We especially welcome:
·Scholars working with Chinese-language materials;
·Early-career researchers, including doctoral students;
·Fieldwork or archival research on specific inland sites or projects;
·Work from media/communication studies, STS, geography, anthropology, historical sociology, environmental humanities;
·Comparative perspectives linking inland China to other global peripheries.
Conference Languages: English and Chinese. Papers may be presented in either language.
Publication Plans: Selected papers will be considered for a peer-reviewed edited volume or journal special issue.
Approximately 30 papers (or six panels) will be selected for presentation. Remote or online presentations are not available. The submission is now open. Submission deadline is April 30, 2026, Beijing time. Notifications of acceptance will be sent by email shortly.
Please submit your paper abstract or panel proposal to: infraguizhou2026@163.com.

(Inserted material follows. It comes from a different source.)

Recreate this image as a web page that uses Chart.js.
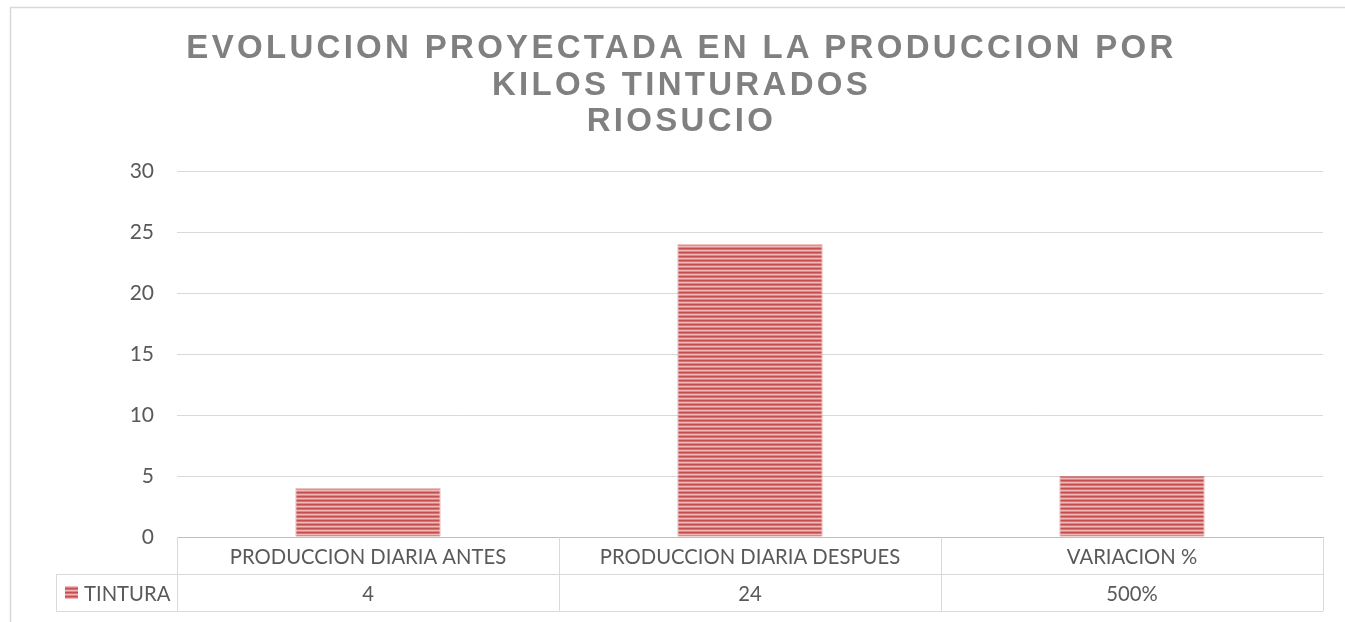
<!DOCTYPE html>
<html>
<head>
<meta charset="utf-8">
<script src="https://cdn.jsdelivr.net/npm/chart.js@4/dist/chart.umd.min.js"></script>
<style>
  html, body { margin: 0; padding: 0; background: #fff; }
  #wrap { position: relative; width: 1345px; height: 622px; overflow: hidden; }
  #title {
    position: absolute; left: 0; top: 29px; width: 1363px; text-align: center;
    font-family: "Liberation Sans", Arial, sans-serif; font-weight: bold;
    font-size: 33px; line-height: 36.5px; letter-spacing: 3.3px; color: #808080;
  }
  canvas { position: absolute; left: 0; top: 0; }
</style>
</head>
<body>
<div id="wrap">
  <canvas id="c" width="1345" height="622"></canvas>
  <div id="title"></div>
</div>
<script>
const titleLines = ['EVOLUCION PROYECTADA EN LA PRODUCCION POR', 'KILOS TINTURADOS', 'RIOSUCIO'];
const categories = ['PRODUCCION DIARIA ANTES', 'PRODUCCION DIARIA DESPUES', 'VARIACION %'];
const seriesName = 'TINTURA';
const tintura = [4, 24, 5];
const tableLabels = ['4', '24', '500%'];
const yMin = 0, yMax = 30, yStep = 5;

document.getElementById('title').innerHTML = titleLines.join('<br>');

// striped pattern (narrow horizontal)
function makePattern() {
  const t = document.createElement('canvas');
  t.width = 4; t.height = 4;
  const g = t.getContext('2d');
  const rows = ['#c44f4f', '#d97272', '#f2b8b8', '#e08686'];
  rows.forEach((c, i) => { g.fillStyle = c; g.fillRect(0, i, 4, 1); });
  return document.getElementById('c').getContext('2d').createPattern(t, 'repeat');
}
const pattern = makePattern();

const FONT = 'Lato, "Open Sans", sans-serif';
const TXT = '#595959';
const LINE = '#d9d9d9';

const framePlugin = {
  id: 'frame',
  beforeDraw(chart) {
    const ctx = chart.ctx;
    ctx.save();
    ctx.strokeStyle = LINE;
    ctx.lineWidth = 1.5;
    ctx.strokeRect(10.5, 7.5, 2000, 2000);
    ctx.restore();
  }
};

const tablePlugin = {
  id: 'dataTable',
  afterDraw(chart) {
    const ctx = chart.ctx;
    const x = chart.scales.x;
    const area = chart.chartArea;
    const rowH = 37;
    const top = area.bottom;
    const r1 = top + rowH, r2 = top + 2 * rowH;
    const right = x.getPixelForValue(categories.length - 0.5);
    const headLeft = 56;
    ctx.save();
    ctx.strokeStyle = LINE;
    ctx.lineWidth = 1;
    ctx.beginPath();
    ctx.moveTo(headLeft, Math.round(r1) + 0.5); ctx.lineTo(right, Math.round(r1) + 0.5);
    ctx.moveTo(headLeft, Math.round(r2) + 0.5); ctx.lineTo(right, Math.round(r2) + 0.5);
    for (let i = 0; i <= categories.length; i++) {
      const px = Math.round(x.getPixelForValue(i - 0.5)) + 0.5;
      ctx.moveTo(px, top); ctx.lineTo(px, r2);
    }
    ctx.moveTo(headLeft + 0.5, r1); ctx.lineTo(headLeft + 0.5, r2);
    ctx.stroke();

    // legend key
    ctx.fillStyle = pattern;
    ctx.fillRect(65, 586, 13, 13);
    ctx.fillStyle = TXT;
    ctx.font = '20.25px ' + FONT;
    ctx.textBaseline = 'middle';
    ctx.textAlign = 'left';
    ctx.fillText(seriesName, 84, (r1 + r2) / 2 + 1.5);
    ctx.textAlign = 'center';
    tableLabels.forEach((lab, i) => {
      ctx.fillText(lab, x.getPixelForValue(i), (r1 + r2) / 2 + 1.5);
    });
    ctx.restore();
  }
};

new Chart(document.getElementById('c'), {
  type: 'bar',
  data: {
    labels: categories,
    datasets: [{
      label: seriesName,
      data: tintura,
      backgroundColor: pattern,
      borderColor: 'rgba(192,72,72,0.6)',
      borderWidth: 1,
      categoryPercentage: 1,
      barPercentage: 0.38
    }]
  },
  options: {
    responsive: false,
    animation: false,
    layout: { padding: { top: 171, right: 22, bottom: 0, left: 0 } },
    plugins: { legend: { display: false }, tooltip: { enabled: false }, title: { display: false } },
    scales: {
      x: {
        grid: { display: false },
        border: { display: true, color: '#bfbfbf', width: 1 },
        ticks: { color: TXT, font: { family: FONT, size: 20.25 }, padding: 0, maxRotation: 0, autoSkip: false },
        afterFit(s) { s.height = 85; }
      },
      y: {
        min: yMin, max: yMax,
        grid: { color: LINE, drawTicks: false, lineWidth: 1 },
        border: { display: false },
        ticks: { stepSize: yStep, color: TXT, font: { family: FONT, size: 21 }, padding: 23 },
        afterFit(s) { s.width = 177; }
      }
    }
  },
  plugins: [framePlugin, tablePlugin]
});
</script>
</body>
</html>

Convener: Hongzhe Wang, School of Journalism and Communication, Peking University; Kevin Ziyu Liu, School of Communication, Guizhou University.
Conference Details
·Organizers: School of Journalism and Communication, Peking University; School of Communication, Guizhou University
·Host: School of Communication, Guizhou University
·Date: July 18–19, 2026
·Venue: Four Points by Sheraton, Shilihetan Resort Area, Huaxi District, Guiyang, Guizhou Province, China.
·Preconference Screening:
·Film screening: Zike He, Random Access (2023);
·Guest Speakers: Zike He, Artist; Iris Xingru Long, writer and independent curator
·Fieldwork Sites: Qiandongnan Prefecture, Guizhou Province (including locations associated with the “Village Super League” or “Village BA,” as well as grassroots integrated media centers). Detailed information will be released after the announcement of accepted papers.
·Fees and Accommodation: No registration fee will be charged. The conference will cover one night of accommodation during the conference period for one author of each accepted paper. All additional accommodation expenses and round-trip travel costs are to be borne by participants.